“How can I help?” was what she asked after moving to Punta Gorda shortly after Hurricane Charley shattered the city. And Nancy Prafke kept asking that question again and again as she moved from an office role with Team Punta Gorda to CEO of the organization to city council woman and ultimately in November to mayor of Punta Gorda. (Punta Gorda’s mayor is elected every year by the Punta Gorda City Council).
Prafke grew up and spent a good portion of her life in Ohio. After college at Bowling Green University and grad school at Ohio State, getting an M.S. in Textiles and Clothing, she taught high school home economics for a while and then became a buyer for a division of Federated Stores (folded into Macy’s). From there, she was recruited for a sales and marketing position with Ohio Bell, finally transferring to AT&T in Denver. There, she added another degree — an MBA from Colorado State — to her credentials and became a sales instructor for a national technical marketing group. She ended her twenty-plus year with AT&T supporting call-center technology on a global basis – traveling all over the world.

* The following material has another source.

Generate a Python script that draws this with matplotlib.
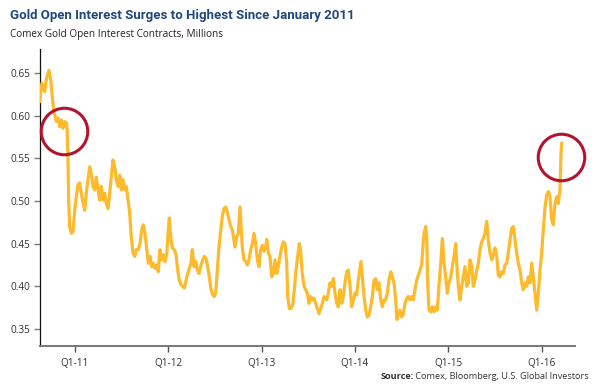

After long successful careers, Nancy and her husband, John, a regional sales manager based out of Denver, began thinking about retirement. It was John who first became enamored with Punta Gorda after friends facilitated a visit here at a timeshare in Fisherman’s Village. “I could live there, John told me on the way home,” Nancy indicated, “he became obsessed about moving to Punta Gorda. I thought he was nuts.” John later persuaded his wife to return to explore purchasing a home – and you won’t believe this – on Aug. 10, 2004, a few days before Hurricane Charley thundered into Punta Gorda, they returned. Hearing about the impending storm, they left town early learning what happened from the road. Undeterred, the Prafke’s ended up purchasing their home here early the next year.
“Once I was here, I felt called to help with the rehabilitation of our community,” Prafke said. “Team Punta Gorda had formed so I told them if there was something I could do, I would be happy to help.” “I had a lot of business skills, but not engineering or land development ones, so I volunteered to be a co-chair of the administrative committee, and four months later, it was tag your it.”
“When I was asked to become CEO of Team my first reaction was you must have asked everybody, and they said ‘no’,” Nancy said with a laugh. John encouraged her to take the job reminding her of her father’s commitment to their community in Ohio, “your Dad would want you to do this.” Prafke’s Dad, a banker, was a committed fundraiser and volunteer for local charities, and in her words “the apple didn’t fall from the tree.”
“Team was my training ground,” Prafke said, “I learned to work with the city, the county and got to know the city staff and all about the community. When I joined the council, I was able to hit the ground running. I had learned so much through my volunteerism.” She credits the late Edgar Para, an architect and Team volunteer, for helping her understand land development regulations and what was in the Citizens’ Master Plan developed after “Charley” and working with her on issues with city council.
As a council woman, Prafke, “a believer in communication and listening” has made interaction with the residents a priority. “I was voted onto Council in 2013, and at the time I was the only council member who had had to run in an election,” she said, explaining that while all were elected officials, the other council members had not had challengers so they did not have to campaign and stand for election by the citizens. “Being elected by the citizens made me very aware that I was hired by them,” she noted, “I work for the residents.” To reach out to the residents, Nancy started a biweekly newsletter now sent email to over 1800 residents and many other community organizations. And yes, she is going to continue this informative resource as mayor.
Prafke is a believer in having a vision and working towards it. After responding to a plea from the late Vernon Peeples seeking a home for his vast history collection, she became a founding member of the Punta Gorda History Center and saw it come into fruition. More recently, as city council liaison, she took on the pickle ball community’s needs. Instead of just finding court space, she asked them for their vision and told them “to go for it.” Recently a committed team from that community broke ground on a new state-of-the-art Pickleplex to include 32 outdoor courts, eight indoor courts, a restaurant and bar, proshop, fitness center, and conference center at the Florida Southwestern State College campus. A facility serving this popular sport is expected by organizers to be a strong economic generator the community.
Looking ahead at her year as mayor, Prafke sees her role as a team leader noting “even though each of us represent a district, if the five of us can work together, we can do so much more to energize the community, and we as a community can achieve so much more. People who know me know I am a person who likes to build consensus to empower others and bring people together. There has been a lot of division within the community. We have a significant opportunity coming up with the development of the city-wide master plan to help disparate views come together to achieve common goals because everyone wants to retain the character of this community.”
She added, “I remember Vernon Peeples saying that 50 percent of our population turns over every eight years. That means most people here have no memory of what that town was like before Hurricane Charley and how it has changed since then. There are things happening all around us, projects like Sunseekers, the Tucker’s Grade Development. We have to anticipate change and respond to it in a positive way, help change that will benefit our community.”
When asked why she decided to run for office and to now serve as mayor, Prafke indicated that she saw it as a next step. “Things happen for a reason. The fact that I am able to serve in this capacity at this time is an honor, and I am grateful for the opportunity to serve.”